Practical Application: Reading the Skew
Let’s consider a hypothetical scenario for Ether (ETH) options:
| Strike Price | IV (30 Days) | Market View Implied | | :--- | :--- | :--- | | $2,000 (Deep OTM Put) | 110% | High fear of a crash | | $3,000 (ATM) | 85% | Baseline expectation | | $4,000 (OTM Call) | 95% | Moderate optimism priced in |
In this example, the skew is evident: OTM puts are priced for significantly higher volatility than OTM calls or ATM options. A trader might interpret this as excessive fear. If they believe ETH is unlikely to crash below $2,000, they could sell the $2,000 put, collecting the rich premium driven by high IV, while perhaps buying a slightly closer call to maintain some upside exposure, or simply using the proceeds to fund other trades, such as those detailed in [How to Use Crypto Futures to Trade Bitcoin and Ethereum].
The Role of Expiration (Time Decay and Theta)
The time axis (Y-axis) is critical because options lose value purely due to the passage of time—this is known as Theta decay.
Options closer to expiration (short-term) have a higher Theta decay rate than longer-term options. When IV is high for short-term options (backwardation), selling that high-priced, fast-decaying premium can be extremely profitable if the underlying asset remains stable.
Conversely, if you are buying options, you want to buy when IV is low, especially for longer-dated options, to minimize the cost of time decay while you wait for your directional thesis to play out.
Connecting IV Analysis to Technical Indicators
While IV analysis is rooted in option pricing theory, professional traders rarely use it in isolation. It must be contextualized with traditional market analysis.
For example, if technical indicators like the [Leveraging Relative Strength Index (RSI) for Crypto Futures Success] suggest that Bitcoin is deeply overbought (RSI > 70), this might align with a market view that upside momentum is peaking. If the IV surface shows that OTM call premiums are relatively low compared to historical norms (low call skew), a trader might see an opportunity to buy calls, betting that the price surge will continue slightly further, pushing the call deep into the money before a reversal.

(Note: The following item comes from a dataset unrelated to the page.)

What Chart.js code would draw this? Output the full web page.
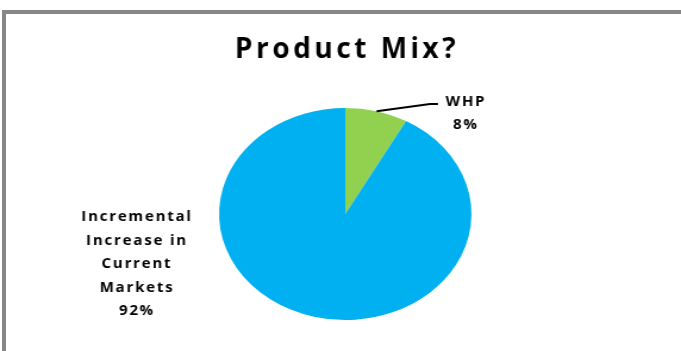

Conversely, if RSI suggests extreme oversold conditions, and the IV surface shows extremely high put premiums (high put skew), a trader might look to sell those expensive puts, betting that the panic selling will subside, and volatility will revert to the mean.
Factors Influencing the Crypto IV Surface
Several unique factors heavily influence the shape and level of the IV surface in cryptocurrency markets:
1. Regulatory Uncertainty: News regarding regulation (e.g., SEC rulings, country-level bans) causes immediate, sharp spikes in short-term IV across all strikes, leading to pronounced backwardation. 2. Macroeconomic Sentiment: As crypto becomes more correlated with traditional finance (TradFi), global interest rate decisions or inflation data can cause broad shifts in the entire surface level (both skew and term structure). 3. Exchange Stability and Liquidity: Events impacting major exchanges (like liquidity crises or hacks) cause extreme localized spikes in IV, particularly for options referencing the affected exchange’s token or the underlying asset if the exchange is a major liquidity provider. 4. Leverage Dynamics: The high leverage available in crypto futures markets means that liquidations can cause rapid, violent moves that option markets price in aggressively, leading to fatter tails (higher IV for deep OTM options) than seen in less leveraged markets.
Advanced Concept: Volatility Skew vs. Kurtosis
When analyzing the skew, we are essentially looking at the market’s perceived skewness (asymmetry of price moves). However, professional analysis also considers Kurtosis (the "tailedness" of the distribution).
High Kurtosis in crypto means the market expects extreme moves (both up and down) to be more probable than a normal distribution would suggest. High IV on deep OTM options (both calls and puts) indicates high perceived kurtosis. Traders who sell options must be acutely aware of this, as they are selling insurance against these low-probability, high-impact events.
The Importance of Liquidity in IV Analysis
A critical caveat for beginners: the IV surface is only reliable where there is sufficient trading volume and tight bid-ask spreads.
In less liquid crypto options markets (e.g., options on smaller altcoins or very long-dated contracts), the quoted IV might be based on very few trades. This can lead to misleading surface readings. Always cross-reference the IV data with the open interest and daily volume for the specific strike and expiration you are analyzing. Illiquid options can trap traders who try to exploit perceived mispricings that vanish the moment they try to execute a large trade.
Summary for the Aspiring Derivatives Trader
Mastering the Implied Volatility Surface is the bridge between being a directional speculator and a professional volatility trader. It requires shifting focus from "Will the price go up or down?" to "How much will the price move, and how confident is the market in that prediction?"
Key steps to integrate IV Surface analysis into your trading routine:
1. Visualize the Surface: Regularly plot or observe the IV data across strikes and expirations for major pairs (BTC, ETH). 2. Identify Deviations: Look for steepness in the term structure (backwardation/contango) and asymmetry in the skew. 3. Contextualize: Compare the current IV levels against historical IV levels for the same options contract. Is volatility currently cheap or expensive relative to its own history? 4. Align with Directional Views: Use the skew to confirm or challenge your directional outlook. High put skew during a rally might signal an opportune moment to fade the momentum or reduce long exposure.
By diligently studying the geometry of implied volatility, you gain a powerful edge in pricing risk, allowing you to construct sophisticated strategies that profit not just from price movement, but from the market's changing perception of uncertainty.